Looking back now I can see a clear difference between the two stories. The second was desperately trying to please while the first hadn’t any interest at all in how it was received. Put another way, the first was written for myself. The second was written hoping people who already didn’t like me would somehow like me. The first was always going to succeed, and the second wouldn’t ever.
The next few years I wrote fantasy books that were based largely on Dungeons and Dragons and The Lord of the Rings. Glorified fan fiction, really. All the rules and boundaries were already established and I didn’t push them at all. Everything existed safely in already created worlds. An orc was an orc. A sword was a sword—unless it was magical, then it was magical in the exact way swords are usually magical. As I got older, I tried creating my own worlds but they were so derivative as to be funny in retrospect. Instead of a ring, for example, it was a necklace and, instead of going east, the party headed south.
I was way into Greek mythology then and I liked the idea of “revenge” because the title of the new Star Wars movie had been promoted as Revenge of the Jedi.
As an adult, I stuck to writing in real worlds for a long time. I sometimes wrapped them in a neo-gothic cloak of nightmares and murders, but it was still the real world. Other times, I wrote and still write purely realistic fiction. I like it. I like reading it. It’s not a bad thing.
I felt like I would never have the time and vision to fully create a new world. I didn’t understand then that you don’t always have to. In fact, the parts of the world that are off the edges and just out of sight are some of the most interesting. Two works really drove this home for me.

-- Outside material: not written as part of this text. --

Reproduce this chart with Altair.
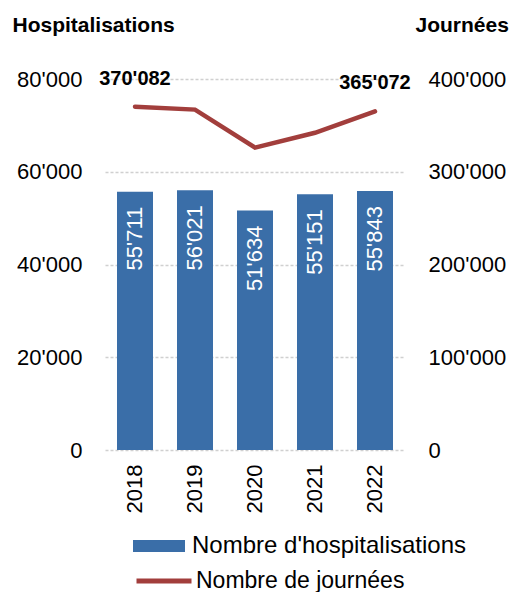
import altair as alt
import pandas as pd

years = ["2018", "2019", "2020", "2021", "2022"]
hospitalisations = [55711, 56021, 51634, 55151, 55843]
journees = [370082, 367000, 326000, 342000, 365072]
labelled_years = ["2018", "2022"]
serie_bars = "Nombre d'hospitalisations"
serie_line = "Nombre de journées"
left_ticks = [0, 20000, 40000, 60000, 80000]
right_ticks = [0, 100000, 200000, 300000, 400000]

df = pd.DataFrame({
    "annee": years,
    "hosp": hospitalisations,
    "jours": journees,
    "s1": [serie_bars] * len(years),
    "s2": [serie_line] * len(years),
})

FONT = "Liberation Sans"
BLUE = "#3a6ea8"
RED = "#a23e3c"

x = alt.X(
    "annee:N",
    scale=alt.Scale(paddingInner=0.4, paddingOuter=0.2),
    axis=alt.Axis(title=None, labelAngle=270, labelFontSize=22, labelPadding=14,
                  ticks=False, domain=False, labelColor="black"),
)

base = alt.Chart(df)

y_left = alt.Y(
    "hosp:Q",
    scale=alt.Scale(domain=[0, 80000]),
    axis=alt.Axis(
        title="Hospitalisations", orient="left", values=left_ticks, format=",d",
        labelFontSize=22, labelPadding=23, labelColor="black", ticks=False, domain=False,
        grid=True, gridColor="#d0d0d0", gridDash=[3, 2], gridWidth=1.5,
        titleAngle=0, titleX=-93, titleY=-48, titleAlign="left",
        titleBaseline="alphabetic", titleFontSize=21, titleFontWeight="bold",
        titleColor="black",
    ),
)

bars = base.mark_bar().encode(
    x=x,
    y=y_left,
    color=alt.Color(
        "s1:N",
        scale=alt.Scale(domain=[serie_bars], range=[BLUE]),
        legend=alt.Legend(
            title=None, orient="none", legendX=28, legendY=441,
            symbolType="M-1,-0.23H1V0.23H-1Z", symbolSize=2704,
            symbolStrokeWidth=0, labelFontSize=24, labelOffset=7, padding=0,
            labelColor="black", labelFont=FONT, labelLimit=400,
        ),
    ),
)

bar_text = base.mark_text(
    angle=270, align="right", baseline="middle", dx=-15, color="white", fontSize=22
).encode(x=x, y=alt.Y("hosp:Q"), text=alt.Text("hosp:Q", format=",d"))

y_right = alt.Y(
    "jours:Q",
    scale=alt.Scale(domain=[0, 400000]),
    axis=alt.Axis(
        title="Journées", orient="right", values=right_ticks, format=",d",
        labelFontSize=22, labelPadding=23, labelColor="black", ticks=False, domain=False,
        grid=False, titleAngle=0, titleX=10, titleY=-48, titleAlign="left",
        titleBaseline="alphabetic", titleFontSize=21, titleFontWeight="bold",
        titleColor="black",
    ),
)

line = base.mark_line(strokeWidth=4.5, strokeCap="round").encode(
    x=x,
    y=y_right,
    stroke=alt.Stroke(
        "s2:N",
        scale=alt.Scale(domain=[serie_line], range=[RED]),
        legend=alt.Legend(
            title=None, orient="none", legendX=29, legendY=472,
            symbolType="stroke", symbolSize=3025, symbolStrokeWidth=5,
            labelFontSize=23, labelOffset=2, padding=0, labelColor="black",
            labelFont=FONT, labelLimit=400,
        ),
    ),
)

line_text = base.transform_filter(
    alt.FieldOneOfPredicate(field="annee", oneOf=labelled_years)
).mark_text(fontSize=20, fontWeight="bold", dy=-28, baseline="middle", color="black").encode(
    x=x, y=alt.Y("jours:Q"), text=alt.Text("jours:Q", format=",d")
)

chart = alt.layer(
    alt.layer(bars, bar_text),
    alt.layer(line, line_text),
).resolve_scale(y="independent").properties(
    width=300,
    height=371,
    autosize=alt.AutoSizeParams(type="none"),
    padding={"left": 105, "top": 79, "right": 111, "bottom": 142},
).configure(
    font=FONT,
    locale={"number": {"decimal": ".", "thousands": "'", "grouping": [3], "currency": ["", ""]}},
).configure_view(stroke=None)

chart.save("out.html", embed_options={"renderer": "svg", "actions": False})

The first was seeing 2001: A Space Odyssey for the first time. It was at the Music Box in Chicago. I remember this feeling of awe lasting throughout the viewing. It was the only movie I could remember that was about the sensation of wondering itself—instead of rushing to an explanation. I’ve since read a decent amount about what some of the mysterious aspects represent but to me at first sight I felt like there was no resolution at all. The final image of the Star Child deepened the mystery, it didn’t end it.

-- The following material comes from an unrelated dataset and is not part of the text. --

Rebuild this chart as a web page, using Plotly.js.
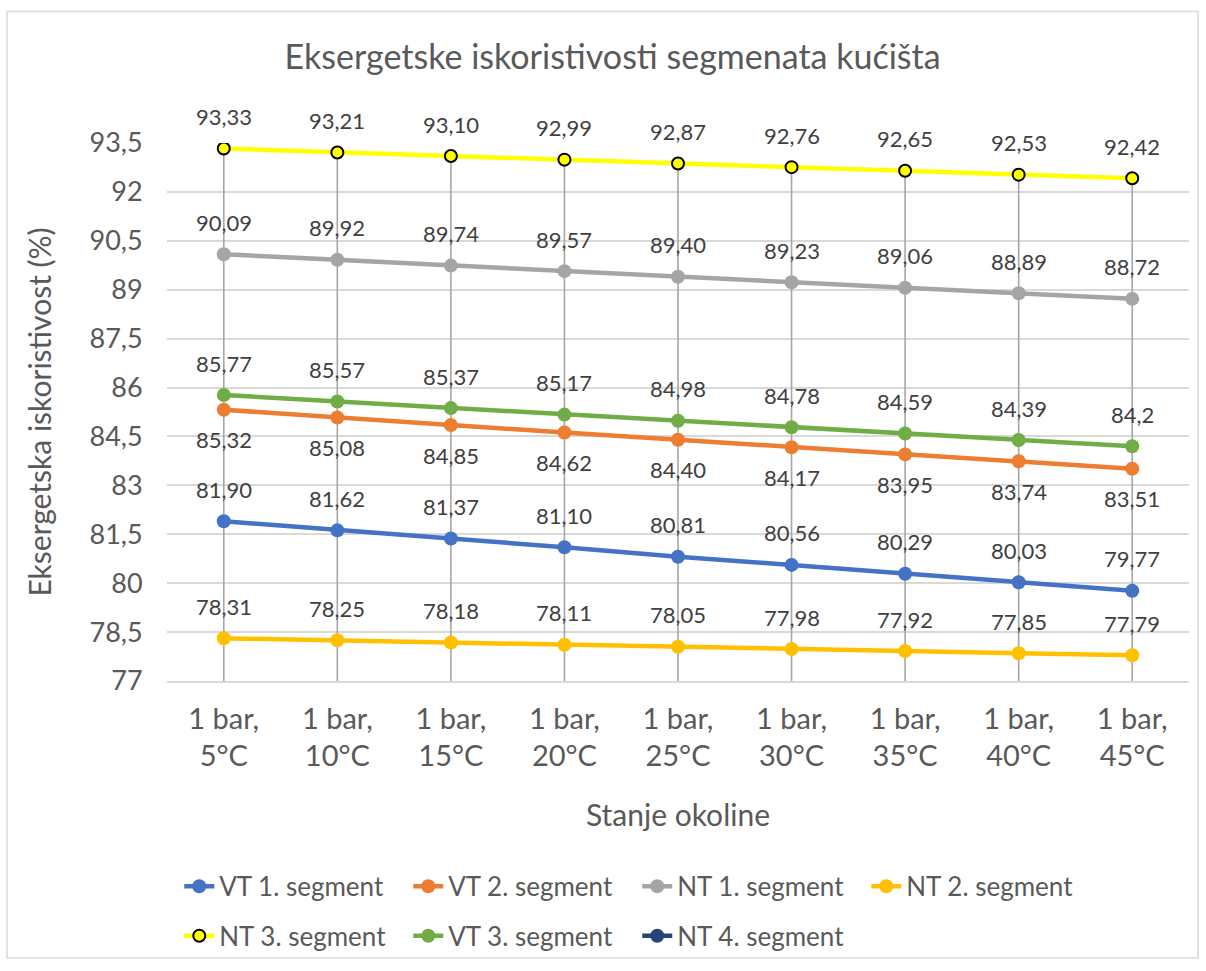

Similarly, Edgar Allan Poe’s novel, The Narrative of Arthur Gordon Pym of Nantucket, moves structurally in odd steps. (Spoilers here but you have had nearly 200 years to read it.)

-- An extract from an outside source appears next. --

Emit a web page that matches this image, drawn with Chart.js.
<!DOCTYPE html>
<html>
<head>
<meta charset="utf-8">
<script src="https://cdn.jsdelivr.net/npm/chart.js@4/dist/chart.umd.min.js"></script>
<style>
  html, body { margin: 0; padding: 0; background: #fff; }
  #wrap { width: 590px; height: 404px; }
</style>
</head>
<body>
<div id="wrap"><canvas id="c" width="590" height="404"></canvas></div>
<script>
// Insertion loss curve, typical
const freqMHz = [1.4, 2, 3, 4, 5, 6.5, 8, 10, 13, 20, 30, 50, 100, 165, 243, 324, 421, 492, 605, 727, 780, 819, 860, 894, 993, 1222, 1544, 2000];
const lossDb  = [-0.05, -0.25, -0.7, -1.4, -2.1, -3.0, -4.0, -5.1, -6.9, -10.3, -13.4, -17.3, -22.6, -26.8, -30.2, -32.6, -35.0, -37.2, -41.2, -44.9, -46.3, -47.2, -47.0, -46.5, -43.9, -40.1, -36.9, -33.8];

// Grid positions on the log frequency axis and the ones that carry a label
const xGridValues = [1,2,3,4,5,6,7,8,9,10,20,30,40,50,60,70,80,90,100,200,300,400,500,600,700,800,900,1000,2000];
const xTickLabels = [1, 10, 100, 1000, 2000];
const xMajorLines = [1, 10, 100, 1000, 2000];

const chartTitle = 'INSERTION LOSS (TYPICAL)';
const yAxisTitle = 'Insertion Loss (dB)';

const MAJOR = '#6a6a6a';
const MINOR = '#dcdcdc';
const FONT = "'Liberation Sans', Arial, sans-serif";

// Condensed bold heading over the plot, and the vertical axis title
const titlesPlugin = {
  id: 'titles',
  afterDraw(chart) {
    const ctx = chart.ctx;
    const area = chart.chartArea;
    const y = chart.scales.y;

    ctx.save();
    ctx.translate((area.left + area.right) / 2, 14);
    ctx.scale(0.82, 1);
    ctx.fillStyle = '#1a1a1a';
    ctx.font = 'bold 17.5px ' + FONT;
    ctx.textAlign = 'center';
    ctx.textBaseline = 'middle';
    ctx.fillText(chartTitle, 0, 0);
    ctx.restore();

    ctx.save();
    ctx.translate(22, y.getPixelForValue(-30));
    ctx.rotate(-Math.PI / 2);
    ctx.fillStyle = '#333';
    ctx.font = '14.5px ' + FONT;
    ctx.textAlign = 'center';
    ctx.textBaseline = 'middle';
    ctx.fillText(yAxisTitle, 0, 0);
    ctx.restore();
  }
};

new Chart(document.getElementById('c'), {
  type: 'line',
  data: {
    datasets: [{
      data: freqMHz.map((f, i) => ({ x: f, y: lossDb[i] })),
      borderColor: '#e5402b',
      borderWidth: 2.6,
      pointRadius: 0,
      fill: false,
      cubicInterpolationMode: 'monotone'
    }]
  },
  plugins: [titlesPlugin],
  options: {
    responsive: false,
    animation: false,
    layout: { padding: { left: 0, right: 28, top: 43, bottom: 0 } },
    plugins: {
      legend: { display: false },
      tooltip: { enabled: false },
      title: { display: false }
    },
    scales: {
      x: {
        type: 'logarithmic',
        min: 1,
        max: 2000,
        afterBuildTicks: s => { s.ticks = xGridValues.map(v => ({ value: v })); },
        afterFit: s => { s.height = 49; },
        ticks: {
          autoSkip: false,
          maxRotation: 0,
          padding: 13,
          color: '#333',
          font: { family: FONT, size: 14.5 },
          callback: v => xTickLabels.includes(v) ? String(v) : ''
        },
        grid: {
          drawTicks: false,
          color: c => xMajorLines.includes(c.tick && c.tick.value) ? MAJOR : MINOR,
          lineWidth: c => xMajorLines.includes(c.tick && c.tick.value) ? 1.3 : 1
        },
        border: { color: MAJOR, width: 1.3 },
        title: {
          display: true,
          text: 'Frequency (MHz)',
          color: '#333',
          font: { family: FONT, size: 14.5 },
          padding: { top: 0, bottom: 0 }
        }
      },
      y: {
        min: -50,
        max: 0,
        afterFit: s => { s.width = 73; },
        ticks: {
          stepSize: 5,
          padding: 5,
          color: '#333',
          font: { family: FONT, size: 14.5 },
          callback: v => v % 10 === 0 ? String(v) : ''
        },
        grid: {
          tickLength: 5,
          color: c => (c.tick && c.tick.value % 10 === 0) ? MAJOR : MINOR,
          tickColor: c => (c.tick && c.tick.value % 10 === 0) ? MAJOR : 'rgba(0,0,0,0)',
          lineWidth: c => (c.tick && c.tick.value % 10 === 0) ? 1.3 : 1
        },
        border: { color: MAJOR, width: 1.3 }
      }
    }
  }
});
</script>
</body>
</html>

The plot is a long strange sea adventure aboard several different ships, encompassing blood and mutiny and claustrophobia and shipwrecks and a tropical island south of the Cape of Good Hope, which was a theory at the time. There are some questionable depictions of race throughout, but especially on that island, which Mat Johnson explores brilliantly in his own book called Pym.
The novel comes to an abrupt and mystifying end when the narrator Pym and a couple others escape from the natives on the island and sail off, only to enter a thick fog. The fog suddenly opens and the sea turns milky white and a bunch of white birds fly from the fog and they approach a huge, shrouded human figure. Then . . . the novel ends. There’s a throwaway post-script, ostensibly from the editors, about Pym dying and the rest of his manuscript being lost. It reminds me of Poochie’s death in The Simpsons.
I had the same reaction to Poe’s ending as I did to the Star Child in 2001: this sense of awe and mystery. What on earth is this thing? Is it God? Is it something else? What does it mean in relation to everything else that happened? I found the utter lack of explanation more intriguing not less. A lot of people on the Internet (and probably everywhere else) say something to the effect of “Well, Poe didn’t know how to end it.” This may be true, who knows? But if that was the problem, a less enigmatic final image would have called a lot less attention to the problem.
Again I thought of this as proof that—at least as far as my taste goes—a world doesn’t have to be fully drawn out with everything explained. World building doesn’t have to mean building everything. It can mean building to the edges and then bleeding off out of sight and it can be really cool to think about what’s just out of view.
I’d seen the musical Mame a long time ago, and, at the time, there was one moment that really stood out to me: Mame’s best friend Vera (played by Bea Arthur on Broadway) describing a show within the show. She calls it “this terribly modern operetta about a lady astronomer who makes a universe-shaking discovery.” (When you Google it, most lyric sites get this line wrong with the same grammatical error!)
There was something about this phrasing. The sentence says so many things in a short number of words. This was what I wanted to be writing, I thought: the mix of the futuristic and the historical (Mame is set partly in the 1930’s). But I didn’t know how. I remember sitting in the dark theater, thinking: What? What could it be? What would be this universe-shaking discovery?
From there, Vera sings “The Man in the Moon,” which explains that her discovery is that the man in the Moon is actually a lady. It’s a good song, and I like it. It’s got some cool imagery and clever wordplay and a soothing cosmic vibe. But it doesn’t really go anywhere. It answers its own question, and it folds the sense of wonder in on itself in the same way that a punchline to a joke ends the joke. Nobody says “Well, what did the 12-inch pianist say to that?”
Over the years I sometimes thought about how I’d like to write this terribly modern operetta. I hadn’t a clue how to do it. I knew something about music and composition but certainly didn’t know how to write the full score to an operetta. Even if I did, that wasn’t exactly what I wanted to create anyway. It wasn’t just the operetta. It was the operetta and the context around the operetta. It couldn’t be “terribly modern” within itself. I’d have to somehow create both the show and the viewing of the show.
I decided to try it. I only had to paint the edges of the world anyway, like in the works I admired. I could do that with the music. I could do that with the audience. I could do that with the moon and its populace. It’s always been true for me when I write that if I can just figure out the direction to start in, the rest reveals itself as I go.
I don’t know where it all comes from. I really don’t. It’s hard to think of these fictional worlds we make up as fictional worlds we make up. Because it feels so much more like discovery than invention.